Matt Perryman Matt Perryman

Book Review: The Reactive Training Manual

I don’t tend to buy a lot of fitness/sports/strength-related products. Don’t get me wrong, I have a shelf full of books and a hard drive full of documents – I love reading about all this stuff.

What I mean is that in terms of the sheer amount of products out there, and what I tend to see people actually shelling out money for, I don’t buy a lot of things.

It’s just not common for me to see something that interests me enough to bother with. Even the stuff that looks interesting can turn out to be lukewarm, worth a read but not worth the cost. So it goes.

That said, if it’s on the right subject I’ll still get worked up. When I first read that Mike was putting this together, I got excited.

Over on his board (, Mike had been discussing a pet interest of mine – namely, how to regulate training on the fly, using feedback indicators. For obvious reasons, having such a system in place would be very useful, both for my own training and in training others.

The core of this system is the Rating of Perceived Exertion (RPE), which is a sliding scale of, well, perceived intensity. There’s been a good bit of research interest on this front recently, which has demonstrated that RPEs are pretty accurate when it comes to assessing relative intensity and capability with a given weight. That is obviously a good thing.

For a few years now, I’ve been using some variation on this idea after reading about it in Siff’s Supertraining. I can’t say I ever really recorded RPE numbers in any formal sense, but I did try to keep aware of the subjective difficulty. It’s a trick I experimented with back when I tried a hand at the online consulting gig, and it has benefits. Along with the Rating of Technique (paying attention to form), you can get a pretty good picture of how solid any given set was (or wasn’t).

That’s the gist of Mike’s RTS approach, and this is something I could get excited about. After some minor shipping issues (people don’t like sending things to Australia, apparently) and I’d have to say that overall he did a pretty good job of discussing the topic.

The premise is simple: at any given moment in time, your relative capability is going to vary. Life happens, and the body’s responses aren’t always going to fit any written-down program no matter how much we’d like it to. I wrote about this a few weeks ago before I got bored of blogging and went all emo.

So we have to adapt. The RPE numbers are where we start, using them to gauge our relative capacity on any given day. Mike lays out what I thought was a very good progression, from basic implementation to more advanced use of the concept. If you follow his steps as he outlines, adding bits and pieces with each step, you’re going to end up in a pretty good spot. It’s a good treatment of periodization, for those of you that like to see that kind of thing in practice.

Mike’s stated goal here is to quantify and systematize the style of auto-regulating training that advanced lifters tend to do automatically. Any time you hear an advanced guy just say “shut up and lift, labcoat”, he’s got a point – people stress over the crap that doesn’t matter. Over on EliteFTS, this is a big thing you’ll hear Dave Tate and Jim Wendler talking about, how to move past the numbers and learn how to just “shut up and lift”.

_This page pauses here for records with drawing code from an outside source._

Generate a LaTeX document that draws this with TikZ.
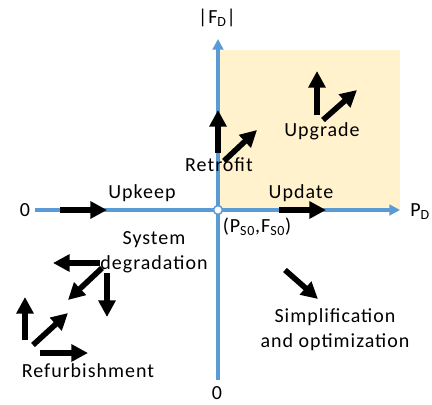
\documentclass[tikz,border=0pt]{standalone}
\usepackage{fontspec}
\setmainfont{Carlito}[LetterSpace=5]
\usetikzlibrary{arrows.meta}
\definecolor{axisBlue}{HTML}{5B9BD5}
\definecolor{paleGold}{HTML}{FFF2CC}
\tikzset{
  axis/.style={axisBlue, line width=2.5pt, -{Triangle[length=8pt,width=8pt]}},
  move/.style={line width=4.2pt, -{Triangle[length=12.5pt,width=12.5pt]}},
  tag/.style={inner sep=0pt, font=\fontsize{15}{18.75}\selectfont, align=center}
}

\begin{document}
\begin{tikzpicture}[x=0.75pt,y=0.75pt]
    \useasboundingbox (-218,-194) rectangle (214,210);
    \fill[paleGold] (0,0) rectangle (182,160);
    \draw[axis] (-183,0) -- (182,0);
    \draw[axis] (0,-170) -- (0,171);
    \draw[axisBlue, line width=1.1pt, fill=white] (0,0) circle (3.3pt);
    % axis labels
    \node[tag] (fd) at (-1,192) {|F\textsubscript{D}|};
    \node[tag, anchor=west] (pd) at (192,-2) {P\textsubscript{D}};
    \node[tag] (zeroP) at (-193,0) {0};
    \node[tag] (zeroF) at (-1,-183) {0};
    \node[tag] (origin) at (39,-17) {(P\textsubscript{S0},F\textsubscript{S0})};
    % strategies
    \node[tag] (upkeep) at (-76,17) {Upkeep};
    \node[tag] (update) at (83,17) {Update};
    \node[tag] (retrofit) at (1,45) {Retrofit};
    \node[tag] (upgrade) at (104,79) {Upgrade};
    \node[tag] (degrade) at (-64,-42) {System\\degradation};
    \node[tag] (simplify) at (117,-120) {Simplification\\and optimization};
    \node[tag] (refurb) at (-130,-161) {Refurbishment};
    % moves
    \draw[move] (-158,0) -- (-111,0);
    \draw[move] (61,0) -- (108,0);
    \draw[move] (0,57) -- (0,100);
    \draw[move] (6,49) -- (39,80);
    \draw[move] (99,95) -- (99,139);
    \draw[move] (105,90) -- (139,120);
    \draw[move] (67,-60) -- (100,-89);
    \draw[move] (-118,-53) -- (-165,-53);
    \draw[move] (-116,-58) -- (-150,-90);
    \draw[move] (-111,-63) -- (-111,-107);
    \draw[move] (-193,-130) -- (-193,-87);
    \draw[move] (-185,-135) -- (-150,-103);
    \draw[move] (-178,-143) -- (-130,-143);
\end{tikzpicture}
\end{document}
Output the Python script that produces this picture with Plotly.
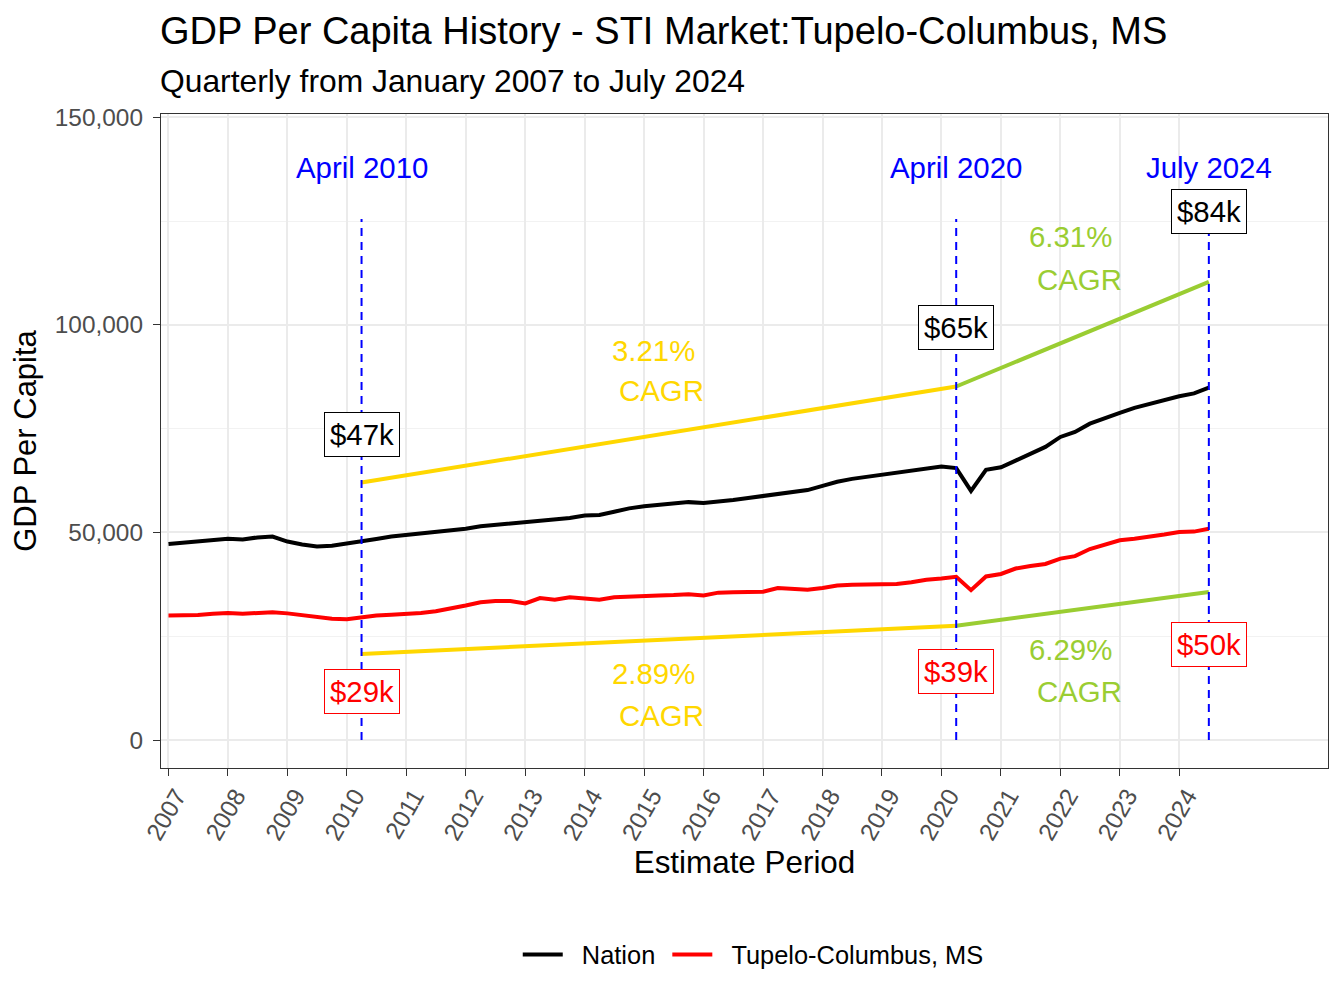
import pandas as pd
import plotly.graph_objects as go

# quarterly estimate periods, Jan 2007 .. Jul 2024
quarters = pd.date_range("2007-01-01", "2024-07-01", freq="QS")

# GDP per capita, dollars
nation = [
    47200, 47500, 47800, 48100,
    48500, 48300, 48800, 49000,
    47800, 47100, 46600, 46800,
    47300, 47700, 48400, 49000,
    49400, 49600, 50000, 50400,
    50900, 51500, 51800, 52100,
    52500, 52800, 53100, 53500,
    54100, 54200, 55000, 55800,
    56300, 56600, 57000, 57300,
    57100, 57400, 57800, 58300,
    58800, 59200, 59600, 60200,
    61200, 62200, 62900, 63400,
    63800, 64400, 65000, 65400,
    65900, 65500, 60000, 65100,
    65700, 67300, 69000, 70600,
    73000, 74200, 76200, 77600,
    78800, 80000, 81000, 81800,
    82800, 83500, 84900,
]
tupelo = [
    30000, 30000, 30100, 30400,
    30600, 30400, 30600, 30800,
    30500, 30000, 29600, 29200,
    29100, 29600, 30000, 30200,
    30300, 30600, 31000, 31600,
    32400, 33200, 33500, 33500,
    32900, 34200, 33800, 34400,
    34000, 33800, 34400, 34600,
    34700, 34800, 34900, 35100,
    34800, 35500, 35600, 35600,
    35700, 36600, 36300, 36200,
    36600, 37200, 37400, 37400,
    37400, 37600, 38000, 38600,
    38900, 39300, 36100, 39400,
    40000, 41300, 41900, 42400,
    43700, 44300, 46000, 47000,
    48100, 48500, 48900, 49500,
    50100, 50200, 50900,
]

mark_dates = ["2010-04-01", "2020-04-01", "2024-07-01"]
mark_names = ["April 2010", "April 2020", "July 2024"]
nation_labels = ["$47k", "$65k", "$84k"]
tupelo_labels = ["$29k", "$39k", "$50k"]
nation_cagr = ["3.21%", "6.31%"]
tupelo_cagr = ["2.89%", "6.29%"]
year_ticks = [str(y) for y in range(2007, 2025)]

FONT = "Liberation Sans, Arial, sans-serif"
ANN = 29.4

# page has an 8px body margin, so the figure is drawn 8px smaller
W, H = 1336, 1000

fig = go.Figure()

# legend names padded with nbsp to space the key like ggplot does
fig.add_trace(go.Scatter(x=quarters, y=nation, mode="lines",
                         name="&nbsp;&nbsp;Nation&nbsp;",
                         line=dict(color="black", width=4)))
fig.add_trace(go.Scatter(x=quarters, y=tupelo, mode="lines",
                         name="&nbsp;&nbsp;Tupelo-Columbus, MS",
                         line=dict(color="red", width=4)))

# CAGR segments, shifted off the series so they read clearly
idx = [quarters.get_loc(pd.Timestamp(d)) for d in mark_dates]
seg_cols = ["gold", "yellowgreen"]
for k in range(2):
    xs = [mark_dates[k], mark_dates[k + 1]]
    fig.add_trace(go.Scatter(x=xs, y=[nation[idx[k]] * 1.3, nation[idx[k + 1]] * 1.3],
                             mode="lines", showlegend=False, hoverinfo="skip",
                             line=dict(color=seg_cols[k], width=4)))
    fig.add_trace(go.Scatter(x=xs, y=[tupelo[idx[k]] * 0.7, tupelo[idx[k + 1]] * 0.7],
                             mode="lines", showlegend=False, hoverinfo="skip",
                             line=dict(color=seg_cols[k], width=4)))

# dashed markers at the three periods
for d in mark_dates:
    fig.add_shape(type="line", x0=d, x1=d, y0=0, y1=125500, xref="x", yref="y",
                  line=dict(color="blue", width=2, dash="8px,6px"))

nat_lab_y = [73700, 99300, 127200]
tup_lab_y = [11600, 16600, 22900]
for k, d in enumerate(mark_dates):
    fig.add_annotation(x=d, y=137800, text=mark_names[k], showarrow=False,
                       font=dict(size=ANN, color="blue", family=FONT))
    fig.add_annotation(x=d, y=nat_lab_y[k], text=nation_labels[k], showarrow=False,
                       font=dict(size=ANN, color="black", family=FONT),
                       bgcolor="white", bordercolor="black", borderwidth=1, borderpad=5)
    fig.add_annotation(x=d, y=tup_lab_y[k], text=tupelo_labels[k], showarrow=False,
                       font=dict(size=ANN, color="red", family=FONT),
                       bgcolor="white", bordercolor="red", borderwidth=1, borderpad=5)

# CAGR text, percentage line and "CAGR" line placed separately
pct_x = ["2015-02-26", "2022-03-05"]
word_x = ["2015-04-18", "2022-04-27"]
nat_pct_y = [93900, 121200]
nat_word_y = [84100, 111000]
tup_pct_y = [15900, 21700]
tup_word_y = [6000, 11800]
for k in range(2):
    for txt, xx, yy in [(nation_cagr[k], pct_x[k], nat_pct_y[k]),
                        ("CAGR", word_x[k], nat_word_y[k]),
                        (tupelo_cagr[k], pct_x[k], tup_pct_y[k]),
                        ("CAGR", word_x[k], tup_word_y[k])]:
        fig.add_annotation(x=xx, y=yy, text=txt, showarrow=False,
                           font=dict(size=ANN, color=seg_cols[k], family=FONT))

# subtitle
fig.add_annotation(xref="paper", yref="paper", x=-3 / 1167.5, y=1.0505, xanchor="left",
                   yanchor="middle", showarrow=False,
                   text="Quarterly from January 2007 to July 2024",
                   font=dict(size=31.8, color="black", family=FONT))

fig.update_layout(
    width=W, height=H,
    margin=dict(l=152.5, r=16, t=106, b=240),
    paper_bgcolor="white", plot_bgcolor="white",
    font=dict(family=FONT, color="black"),
    title=dict(text="GDP Per Capita History - STI Market:Tupelo-Columbus, MS",
               x=152 / W, xanchor="left", y=1 - 23 / H, yanchor="middle",
               font=dict(size=38, color="black", family=FONT)),
    legend=dict(orientation="h", x=0.5075, xanchor="center", y=-0.286, yanchor="middle",
                font=dict(size=25.4, color="black", family=FONT),
                itemwidth=40),
    showlegend=True,
)

fig.update_xaxes(
    type="date", range=["2006-11-16", "2026-07-03"],
    tickvals=[y + "-01-01" for y in year_ticks], ticktext=year_ticks,
    tickangle=-60, tickfont=dict(size=24.4, color="#4D4D4D"),
    ticklabelshift=8, ticklabelstandoff=-4,
    ticks="outside", ticklen=7, tickcolor="#333333", tickwidth=1.3,
    showgrid=True, gridcolor="#EBEBEB", gridwidth=1.6,
    showline=True, linecolor="#333333", linewidth=1.3, mirror=True,
    zeroline=False,
    title=dict(text="Estimate Period", font=dict(size=31.4, color="black"), standoff=7),
)
fig.update_yaxes(
    range=[-6745, 150795], tickvals=[0, 50000, 100000, 150000], tickformat=",",
    tickfont=dict(size=24.4, color="#4D4D4D"), ticklabelstandoff=5,
    ticks="outside", ticklen=7, tickcolor="#333333", tickwidth=1.3,
    showgrid=True, gridcolor="#EBEBEB", gridwidth=1.6,
    minor=dict(dtick=25000, tick0=0, showgrid=True, gridcolor="#F2F2F2", gridwidth=0.8),
    showline=True, linecolor="#333333", linewidth=1.3, mirror=True,
    zeroline=False,
    title=dict(text="GDP Per Capita", font=dict(size=31, color="black"), standoff=10),
)

fig.write_html("out.html")
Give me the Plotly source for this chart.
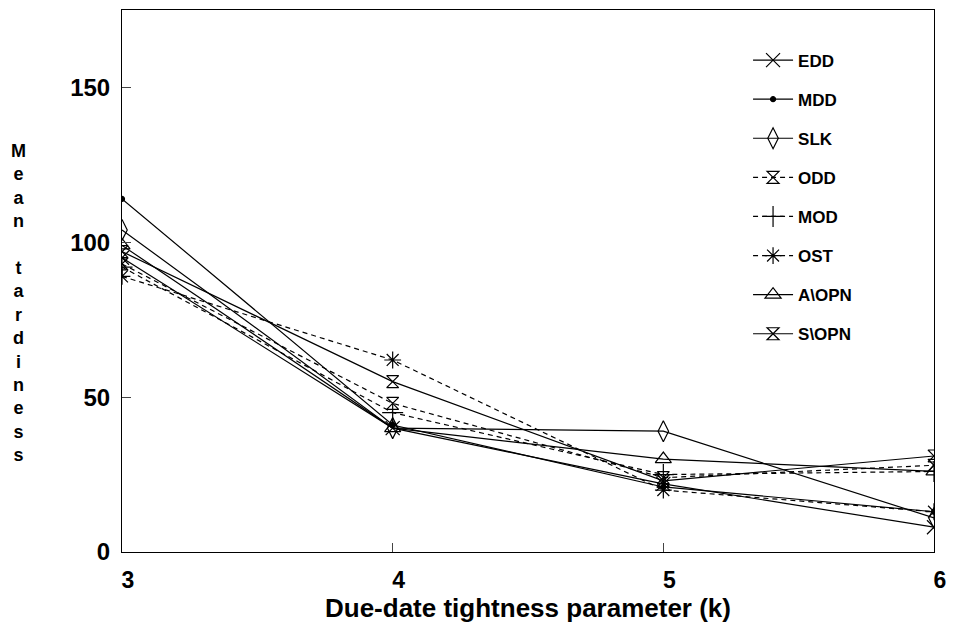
import plotly.graph_objects as go

k_values = [3, 4, 5, 6]

series_names = ["EDD", "MDD", "SLK", "ODD", "MOD", "OST", "A\\OPN", "S\\OPN"]
edd = [95, 40, 22, 8]
mdd = [114, 41, 21, 13]
slk = [104, 40, 39, 11]
odd = [93, 48, 24, 28]
mod = [92, 45, 25, 26]
ost = [89, 62, 20, 13]
a_opn = [99, 40, 30, 26]
s_opn = [97, 55, 23, 31]
series_values = [edd, mdd, slk, odd, mod, ost, a_opn, s_opn]

y_ticks = [0, 50, 100, 150]
x_ticks = [3, 4, 5, 6]

styles = [
    dict(symbol="x-thin-open", size=14, dash="solid"),
    dict(symbol="circle", size=5, dash="solid"),
    dict(symbol="diamond-tall-open", size=15, dash="solid"),
    dict(symbol="hourglass-open", size=12, dash="5px,4px"),
    dict(symbol="cross-thin-open", size=15, dash="5px,4px"),
    dict(symbol="asterisk-open", size=14, dash="5px,4px"),
    dict(symbol="triangle-up-open", size=14, dash="solid"),
    dict(symbol="hourglass-open", size=12, dash="solid"),
]

fig = go.Figure()
for i, (name, vals, st) in enumerate(zip(series_names, series_values, styles)):
    fig.add_trace(go.Scatter(
        x=k_values, y=vals, name=name, mode="lines+markers",
        legendgroup=f"g{i}",
        line=dict(color="black", width=1.2, dash=st["dash"]),
        marker=dict(symbol=st["symbol"], size=st["size"], color="black",
                    line=dict(color="black", width=1.2)),
    ))

ylabel = "<br>".join(list("Mean")) + "<br> <br>" + "<br>".join(list("tardiness"))

fig.update_layout(
    width=955, height=632,
    margin=dict(l=122, r=13, t=9, b=80),
    paper_bgcolor="white", plot_bgcolor="white",
    font=dict(family="Liberation Sans, Arial, sans-serif", color="black"),
    showlegend=True,
    legend=dict(x=0.771, y=0.94, xanchor="left", yanchor="top",
                bgcolor="rgba(0,0,0,0)", tracegroupgap=14,
                font=dict(size=17, family="Liberation Sans, Arial, sans-serif", weight="bold"),
                itemwidth=40),
    xaxis=dict(range=[3, 6], tickvals=x_ticks, ticks="inside", ticklen=9,
               showgrid=False, zeroline=False, showline=True, linecolor="black",
               linewidth=1, mirror=True,
               tickfont=dict(size=23, weight="bold"),
               ticklabelstandoff=7, ticklabelshift=6,
               title=dict(text="Due-date tightness parameter (k)",
                          font=dict(size=26, weight="bold"), standoff=5)),
    yaxis=dict(range=[0, 175], tickvals=y_ticks, ticks="inside", ticklen=9,
               showgrid=False, zeroline=False, showline=True, linecolor="black",
               linewidth=1, mirror=True,
               tickfont=dict(size=24, weight="bold"), ticklabelstandoff=6),
    annotations=[dict(text=ylabel, xref="paper", yref="paper", x=-0.127, y=0.46,
                      xanchor="center", yanchor="middle", showarrow=False,
                      font=dict(size=18, weight="bold"), align="center")],
)

fig.write_html("out.html")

At the same time, you can’t help but think there’s something that people just aren’t getting. That’s a gap that Mike and the RTS are trying to bridge. While I’m not convinced this book will do it by itself, it’ll carry a person a long ways towards it – if somebody doesn’t “get it” after reading this, they’re just not going to.

Mike also includes some spreadsheets for you to help with tracking and designing your routines, which is a nice bonus.

The drawbacks – fortunately, there’s not many. The book is geared towards powerlifters, and it’s written with that in mind. Great if you’re a powerlifter or closely-related strength athlete, but anybody else is going to have to actually *gasp* think some to apply this in other contexts.

Some of this will be re-hash if you’re one of those that knows everything about periodization. I got a little chuckle reading some of the old DB Hammer information (DB Hammer being a fictional guru created by a guy named Brad Nuttall a few years ago), but I couldn’t say much about that – DB/Nuttall’s information on auto-regulated training was something I actually did like.

But it did remind me of one big complaint I had about that – there’s no real research support for some of the numbers. It seems to be “just do this cause….it sounds good”. But I can look past that to a point. As long as it’s working empirically, I’m not really gonna bitch.

The book is tiny, smaller than I’d expected, but I can barely count that as a drawback considering the content.

There’s some real gems in this book, and if you’re interested in periodization, auto-regulated training, or any kind of strength athlete or coach, you’d be doing yourself a favor to pick this up.